• _What is required_
Pull out every line from the listing that has the word "diagram".

• _Source data_
↓↓↓
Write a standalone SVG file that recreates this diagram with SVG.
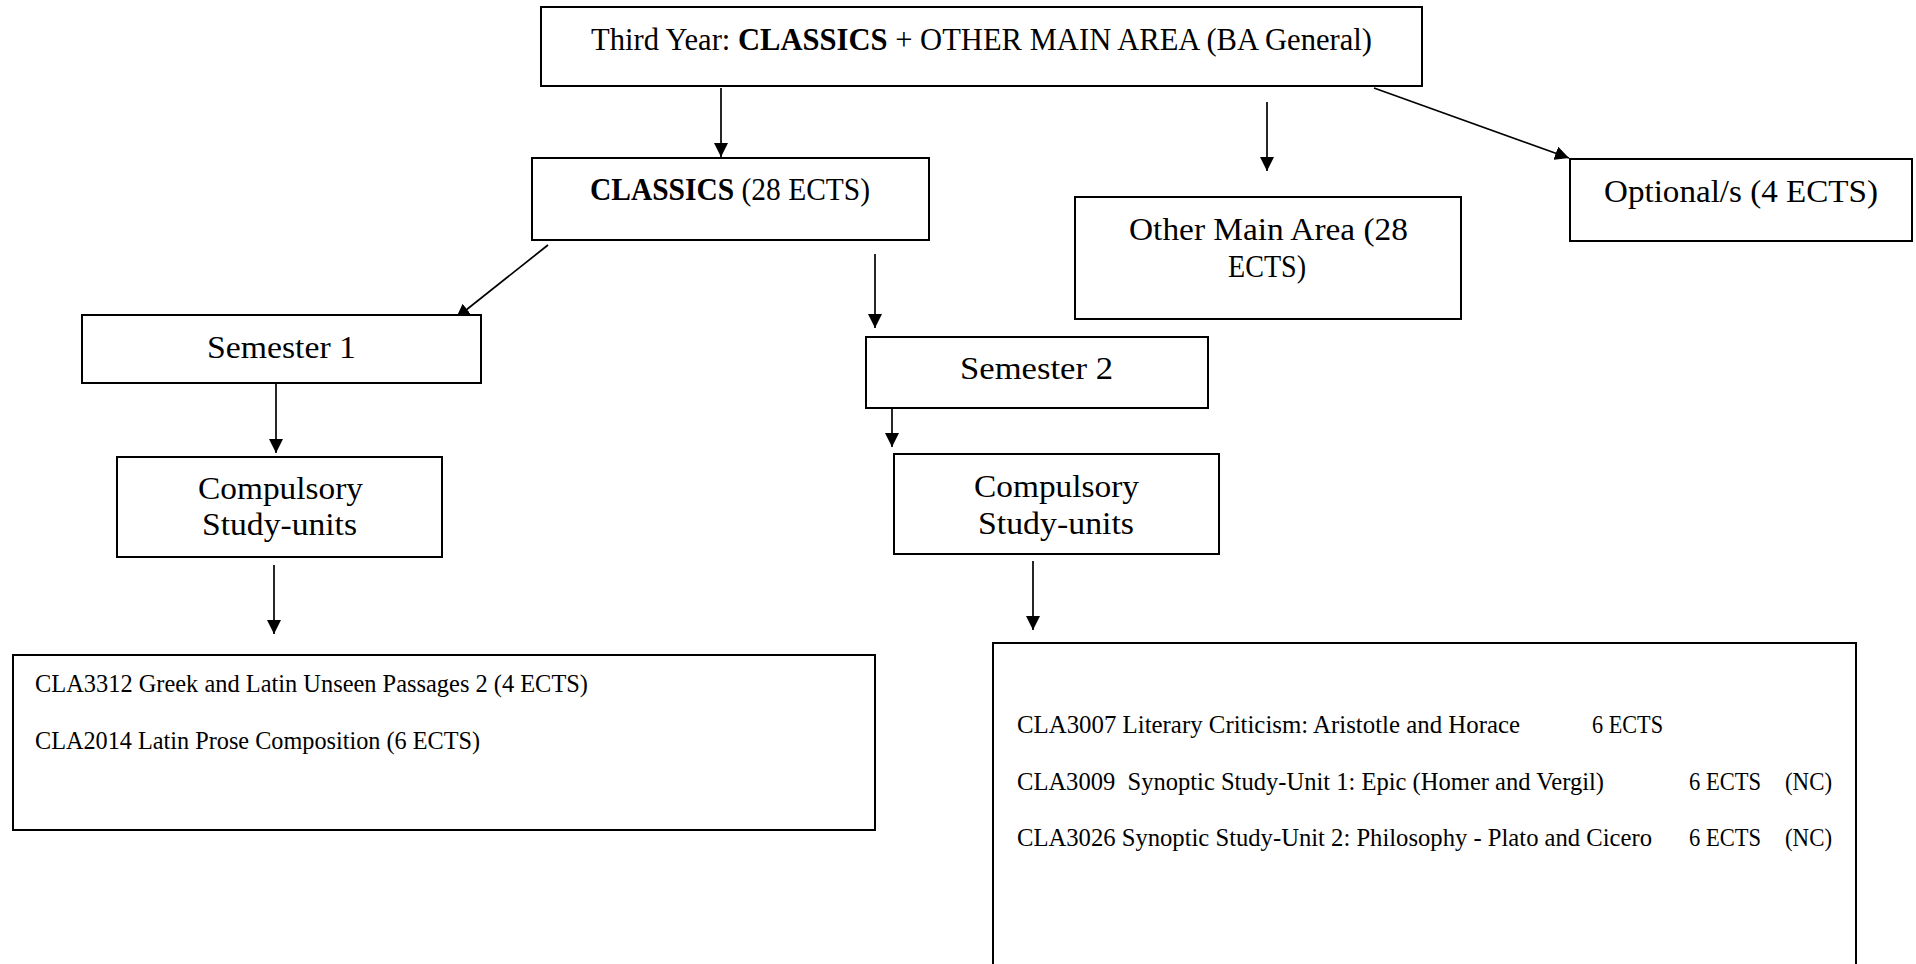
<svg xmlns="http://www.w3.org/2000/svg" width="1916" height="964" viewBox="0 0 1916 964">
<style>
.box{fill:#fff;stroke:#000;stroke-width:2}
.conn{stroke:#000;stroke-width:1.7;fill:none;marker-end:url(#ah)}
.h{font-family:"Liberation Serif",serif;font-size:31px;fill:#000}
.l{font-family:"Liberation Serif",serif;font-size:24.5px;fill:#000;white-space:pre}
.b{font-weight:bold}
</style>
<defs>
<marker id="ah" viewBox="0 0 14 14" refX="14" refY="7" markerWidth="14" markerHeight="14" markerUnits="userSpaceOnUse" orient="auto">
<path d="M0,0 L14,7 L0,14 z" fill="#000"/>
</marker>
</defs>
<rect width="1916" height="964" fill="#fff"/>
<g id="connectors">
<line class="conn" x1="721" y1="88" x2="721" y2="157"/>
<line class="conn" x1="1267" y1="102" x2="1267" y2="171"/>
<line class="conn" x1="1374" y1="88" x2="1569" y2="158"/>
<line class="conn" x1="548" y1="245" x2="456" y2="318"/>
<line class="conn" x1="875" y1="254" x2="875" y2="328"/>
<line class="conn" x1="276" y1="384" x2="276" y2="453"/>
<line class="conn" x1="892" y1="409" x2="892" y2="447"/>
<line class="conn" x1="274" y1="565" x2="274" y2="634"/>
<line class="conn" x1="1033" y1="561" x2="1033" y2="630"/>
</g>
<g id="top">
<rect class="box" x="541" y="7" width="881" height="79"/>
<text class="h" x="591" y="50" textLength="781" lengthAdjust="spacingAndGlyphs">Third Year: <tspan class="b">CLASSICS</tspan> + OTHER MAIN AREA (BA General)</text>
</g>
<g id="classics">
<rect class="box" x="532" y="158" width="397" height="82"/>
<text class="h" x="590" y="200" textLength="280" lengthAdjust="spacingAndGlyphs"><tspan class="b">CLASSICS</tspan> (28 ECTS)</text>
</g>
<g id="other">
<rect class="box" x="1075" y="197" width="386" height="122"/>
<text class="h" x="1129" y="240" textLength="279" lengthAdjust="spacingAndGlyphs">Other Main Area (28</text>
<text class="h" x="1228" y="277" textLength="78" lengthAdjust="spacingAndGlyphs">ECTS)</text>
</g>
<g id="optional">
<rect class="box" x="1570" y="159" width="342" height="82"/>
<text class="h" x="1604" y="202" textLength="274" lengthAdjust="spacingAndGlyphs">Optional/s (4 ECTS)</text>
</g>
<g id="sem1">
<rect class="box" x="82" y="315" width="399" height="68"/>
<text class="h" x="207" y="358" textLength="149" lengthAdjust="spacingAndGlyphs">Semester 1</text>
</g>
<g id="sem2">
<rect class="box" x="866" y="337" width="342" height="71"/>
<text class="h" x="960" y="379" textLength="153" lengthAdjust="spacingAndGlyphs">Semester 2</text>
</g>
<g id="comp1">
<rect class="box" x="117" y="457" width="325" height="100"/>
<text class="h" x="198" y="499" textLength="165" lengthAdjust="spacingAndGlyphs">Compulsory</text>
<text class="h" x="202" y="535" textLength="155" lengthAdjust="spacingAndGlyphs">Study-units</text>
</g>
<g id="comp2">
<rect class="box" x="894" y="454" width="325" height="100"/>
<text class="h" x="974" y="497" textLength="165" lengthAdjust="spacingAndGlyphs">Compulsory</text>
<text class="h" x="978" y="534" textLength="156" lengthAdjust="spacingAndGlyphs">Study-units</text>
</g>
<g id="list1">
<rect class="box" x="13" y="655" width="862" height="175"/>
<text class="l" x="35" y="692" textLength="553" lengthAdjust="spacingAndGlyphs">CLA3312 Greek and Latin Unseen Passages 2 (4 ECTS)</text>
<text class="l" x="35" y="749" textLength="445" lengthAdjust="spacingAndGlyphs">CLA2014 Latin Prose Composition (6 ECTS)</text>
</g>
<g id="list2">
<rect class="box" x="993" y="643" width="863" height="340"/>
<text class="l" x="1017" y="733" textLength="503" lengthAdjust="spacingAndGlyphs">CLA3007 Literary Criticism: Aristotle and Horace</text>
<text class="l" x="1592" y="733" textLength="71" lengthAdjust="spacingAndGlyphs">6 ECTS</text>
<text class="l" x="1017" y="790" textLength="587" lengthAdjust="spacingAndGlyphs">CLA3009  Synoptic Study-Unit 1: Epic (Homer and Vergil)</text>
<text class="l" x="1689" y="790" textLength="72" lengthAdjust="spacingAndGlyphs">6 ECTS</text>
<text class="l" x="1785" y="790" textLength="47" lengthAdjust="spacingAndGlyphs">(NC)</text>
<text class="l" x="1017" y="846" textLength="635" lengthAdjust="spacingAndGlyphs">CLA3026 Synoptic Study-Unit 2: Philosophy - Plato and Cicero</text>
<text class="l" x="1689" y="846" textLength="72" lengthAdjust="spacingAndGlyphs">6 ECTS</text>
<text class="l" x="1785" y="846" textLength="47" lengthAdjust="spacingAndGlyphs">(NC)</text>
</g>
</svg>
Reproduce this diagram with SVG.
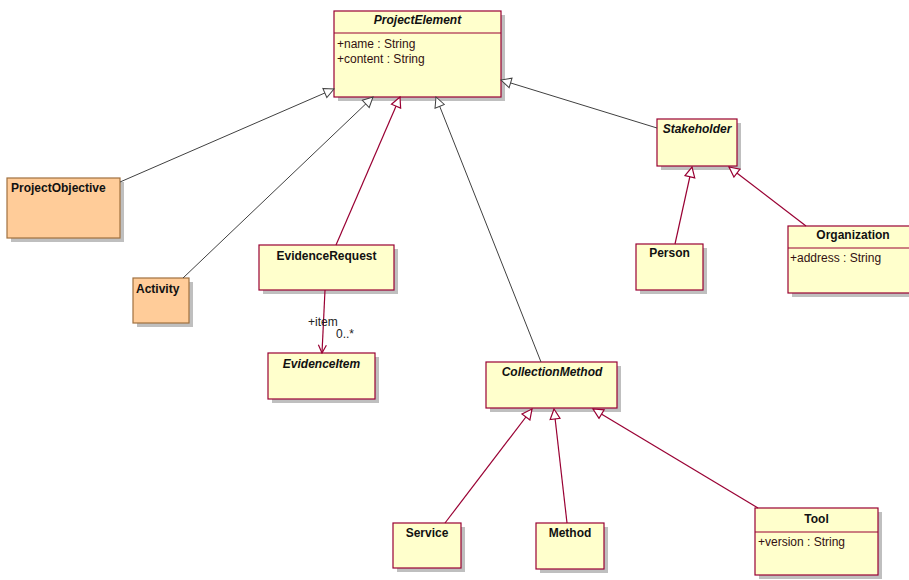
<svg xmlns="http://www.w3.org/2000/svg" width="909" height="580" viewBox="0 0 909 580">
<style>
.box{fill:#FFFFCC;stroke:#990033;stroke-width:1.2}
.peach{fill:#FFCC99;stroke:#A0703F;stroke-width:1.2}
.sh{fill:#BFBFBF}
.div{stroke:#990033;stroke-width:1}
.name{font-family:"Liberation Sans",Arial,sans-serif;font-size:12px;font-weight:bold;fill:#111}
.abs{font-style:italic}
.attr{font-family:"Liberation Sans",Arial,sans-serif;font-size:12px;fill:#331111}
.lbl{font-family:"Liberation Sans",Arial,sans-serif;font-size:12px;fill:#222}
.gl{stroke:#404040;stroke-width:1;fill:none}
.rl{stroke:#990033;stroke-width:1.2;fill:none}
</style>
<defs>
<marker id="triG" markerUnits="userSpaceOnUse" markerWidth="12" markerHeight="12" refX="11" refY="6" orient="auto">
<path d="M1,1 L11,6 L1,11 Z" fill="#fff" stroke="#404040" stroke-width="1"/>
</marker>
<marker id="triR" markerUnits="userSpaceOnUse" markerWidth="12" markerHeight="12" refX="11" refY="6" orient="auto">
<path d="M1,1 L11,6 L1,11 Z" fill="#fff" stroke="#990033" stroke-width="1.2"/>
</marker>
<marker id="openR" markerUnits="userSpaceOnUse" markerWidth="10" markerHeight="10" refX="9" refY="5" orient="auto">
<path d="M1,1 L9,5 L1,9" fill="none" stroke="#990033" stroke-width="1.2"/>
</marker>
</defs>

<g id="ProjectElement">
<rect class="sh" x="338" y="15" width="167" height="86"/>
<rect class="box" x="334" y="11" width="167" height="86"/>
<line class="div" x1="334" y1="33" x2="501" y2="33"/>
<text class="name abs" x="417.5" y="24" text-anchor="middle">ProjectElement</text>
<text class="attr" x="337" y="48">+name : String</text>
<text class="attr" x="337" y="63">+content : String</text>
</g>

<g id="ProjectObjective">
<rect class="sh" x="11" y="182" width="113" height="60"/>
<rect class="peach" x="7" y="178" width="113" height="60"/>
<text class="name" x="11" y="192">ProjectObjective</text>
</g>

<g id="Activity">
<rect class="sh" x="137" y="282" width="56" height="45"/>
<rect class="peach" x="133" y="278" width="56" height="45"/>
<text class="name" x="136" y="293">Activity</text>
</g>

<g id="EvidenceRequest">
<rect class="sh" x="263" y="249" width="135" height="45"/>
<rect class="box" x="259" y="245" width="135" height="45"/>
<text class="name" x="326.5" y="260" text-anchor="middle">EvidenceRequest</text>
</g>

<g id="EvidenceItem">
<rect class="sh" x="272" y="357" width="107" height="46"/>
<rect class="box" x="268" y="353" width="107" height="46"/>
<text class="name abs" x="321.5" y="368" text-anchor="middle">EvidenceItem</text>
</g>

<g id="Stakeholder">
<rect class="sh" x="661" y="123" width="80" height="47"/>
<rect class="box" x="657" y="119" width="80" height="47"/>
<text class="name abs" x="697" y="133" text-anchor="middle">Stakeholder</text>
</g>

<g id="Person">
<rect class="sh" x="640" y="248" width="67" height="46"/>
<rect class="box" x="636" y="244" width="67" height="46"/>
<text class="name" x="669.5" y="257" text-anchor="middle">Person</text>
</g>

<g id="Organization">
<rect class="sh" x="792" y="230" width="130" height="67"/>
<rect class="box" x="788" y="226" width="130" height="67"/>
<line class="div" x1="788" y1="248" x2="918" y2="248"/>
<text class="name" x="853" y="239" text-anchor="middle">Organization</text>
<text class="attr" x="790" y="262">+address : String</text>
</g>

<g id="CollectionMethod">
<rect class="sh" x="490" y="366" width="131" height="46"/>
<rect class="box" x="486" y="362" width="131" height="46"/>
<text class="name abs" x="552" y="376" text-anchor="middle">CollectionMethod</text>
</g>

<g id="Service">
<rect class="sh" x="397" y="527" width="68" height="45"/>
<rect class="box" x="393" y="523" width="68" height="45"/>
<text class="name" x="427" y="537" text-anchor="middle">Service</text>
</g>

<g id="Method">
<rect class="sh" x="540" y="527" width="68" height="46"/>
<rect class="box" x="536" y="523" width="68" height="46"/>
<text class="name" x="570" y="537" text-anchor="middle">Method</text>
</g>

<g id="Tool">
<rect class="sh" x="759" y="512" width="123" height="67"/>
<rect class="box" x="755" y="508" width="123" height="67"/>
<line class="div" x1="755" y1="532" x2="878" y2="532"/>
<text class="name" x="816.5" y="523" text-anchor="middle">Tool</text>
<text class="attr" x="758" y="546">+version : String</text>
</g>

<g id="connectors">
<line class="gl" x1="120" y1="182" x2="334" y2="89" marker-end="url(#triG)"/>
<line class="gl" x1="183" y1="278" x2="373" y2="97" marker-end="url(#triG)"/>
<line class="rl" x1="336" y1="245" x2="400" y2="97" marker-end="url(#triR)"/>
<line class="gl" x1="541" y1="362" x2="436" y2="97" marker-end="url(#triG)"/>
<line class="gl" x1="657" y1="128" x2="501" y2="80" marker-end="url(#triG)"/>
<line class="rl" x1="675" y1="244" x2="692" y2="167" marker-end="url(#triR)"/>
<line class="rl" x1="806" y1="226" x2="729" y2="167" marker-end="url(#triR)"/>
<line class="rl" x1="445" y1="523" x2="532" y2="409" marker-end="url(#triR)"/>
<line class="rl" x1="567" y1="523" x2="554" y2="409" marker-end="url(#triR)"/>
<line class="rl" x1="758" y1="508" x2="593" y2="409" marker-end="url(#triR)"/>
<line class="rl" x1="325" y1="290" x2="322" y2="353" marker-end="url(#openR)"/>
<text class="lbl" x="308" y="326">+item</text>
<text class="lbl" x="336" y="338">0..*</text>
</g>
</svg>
↑↑↑
• _The response_
Write a standalone SVG file that recreates this diagram with SVG.
Reproduce this diagram with SVG.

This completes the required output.